13. Negative Outlook
14. Positive Outlook
15. No drunk
16. College town
17. Not safe
18. Eye for an Eye
19. Nothings gonna change
20. The Green Manalishi (with the Two-Pronged Crown)
21. Center of the world
22. Citizen
23. Not for me
24. What?
25. Negative outlook
Length: 42:50

corrosion of conformity an eye for an eye plus six songs with mike singing, a foundational thrash album
Copyright © 1982 Caroline

One- and two-riff songs dictate a clarity which is underscored with savage hardcore howls in vocals that presage death and black metal in their Motorhead-style rough-edged voice that gains an aura of overworked anguish as each song develops. Percussion, in an age before the blast beat, slides between rock or punk style patterns moved between a number of tempos ranging from the rash and tearing canter of extreme hardcore to lazy pulse languidity. Amazingly, compositional fragmentation deploys varied melodies which make it simple to distinguish these songs as collections of riffs over rhythm with fragmentary layers of vocals providing additional frenzy.

For the classic feeling of a well-executed riff, or an example of a thrash band that uses more chord forms than the major barre, Corrosion of Conformity distinguish themselves alongside Cryptic Slaughter and D.R.I. as integral fusion of metal and punk. What makes this album really gratifying however is the sense of fervent outreach and belief in life beyond these strife-ridden and urgent anthems of terror contra will.

Corrosion of Conformity - Animosity
1. Loss For Words
2. Mad World
3. Consumed
4. Holier
5. Positive Outlook
6. Prayer
7. Intervention
8. Kiss Of Death
9. Hungry Child
10. Animosity
Animosity (Caroline)
After an initial success with pure thrash, like many of the early Crossover bands C.O.C. drifted toward the more refined version of the style, with longer songs and more emphatic connections between subject matter and the handful of themes within each work.
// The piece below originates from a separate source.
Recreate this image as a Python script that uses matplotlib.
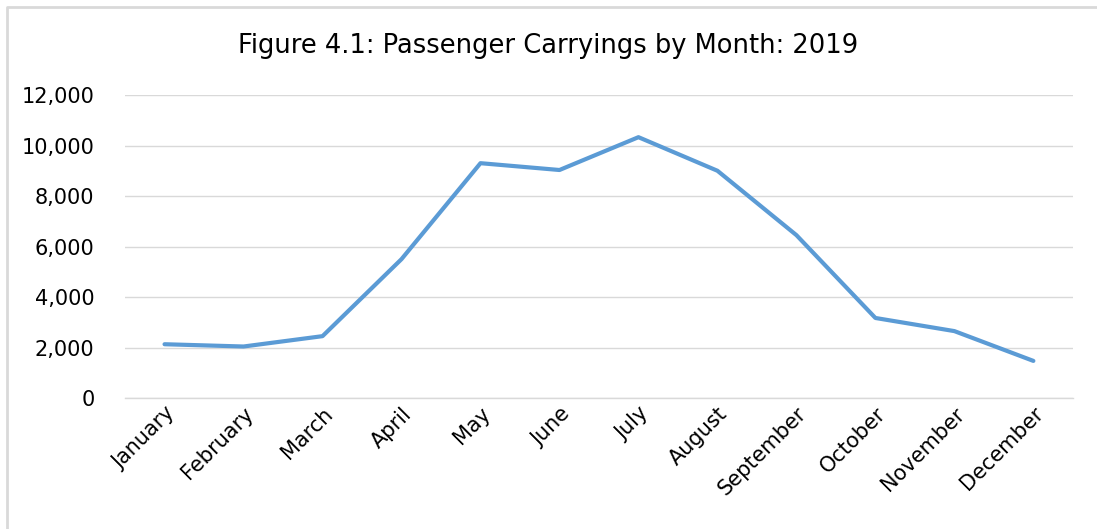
import matplotlib
matplotlib.use("Agg")
import matplotlib.pyplot as plt
from matplotlib.lines import Line2D
from matplotlib.ticker import FuncFormatter

# Passenger carryings by month, 2019
months = ["January", "February", "March", "April", "May", "June",
          "July", "August", "September", "October", "November", "December"]
passengers = [2130, 2040, 2450, 5500, 9300, 9030, 10330, 9000, 6450, 3170, 2650, 1470]
yticks = [0, 2000, 4000, 6000, 8000, 10000, 12000]

fig = plt.figure(figsize=(10.97, 5.29), dpi=100)
ax = fig.add_axes([0.114, 0.2476, 0.864, 0.5728])

ax.plot(range(len(months)), passengers, color="#5B9BD5", lw=3.0,
        solid_joinstyle="round", solid_capstyle="round", zorder=3)

ax.set_xlim(-0.5, len(months) - 0.5)
ax.set_ylim(0, 12000)
ax.set_yticks(yticks)
ax.yaxis.set_major_formatter(FuncFormatter(lambda v, p: f"{int(v):,}"))
ax.set_xticks(range(len(months)))
ax.set_xticklabels(months, rotation=45, ha="right", rotation_mode="anchor")

ax.grid(axis="y", color="#D9D9D9", lw=1.0)
ax.axhline(0, color="#D9D9D9", lw=1.0, clip_on=False, zorder=1)
ax.set_axisbelow(True)
for s in ax.spines.values():
    s.set_visible(False)
ax.tick_params(axis="both", length=0, labelsize=15, colors="black")
ax.tick_params(axis="y", pad=22)
ax.tick_params(axis="x", pad=4)

fig.text(0.5, 0.913, "Figure 4.1: Passenger Carryings by Month: 2019",
         ha="center", va="center", fontsize=18.5)

# light chart border, only top and left edges are inside the picture
bx = 7 / 1097
by = 1 - 7 / 529
fig.lines.append(Line2D([bx, bx, 1.0], [0.0, by, by], transform=fig.transFigure,
                        color="#D9D9D9", lw=2))

fig.savefig("out.png", dpi=100)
Here the raw riffcraft of the band can shine as can some of their songwriting skills, creating an album with many fundamental parts of the previous areas in which their music had been created, arranged with a new eye for division, order and coherence. These songs stop short of anthemic, and employ many of the abrupt techniques of hardcore music to emphasize the disintegrating logic overwhelming each piece of ordered sound. Violent wails accompany rough shouted vocals, and the churning of guitar nicely matches an open and pungent drum track, creating something often as vile as death metal but with the blank-faced innocence of a punk band. Crossover fans and anyone who looks toward experimental music for interest will find in this some moments and a whole of a unique language.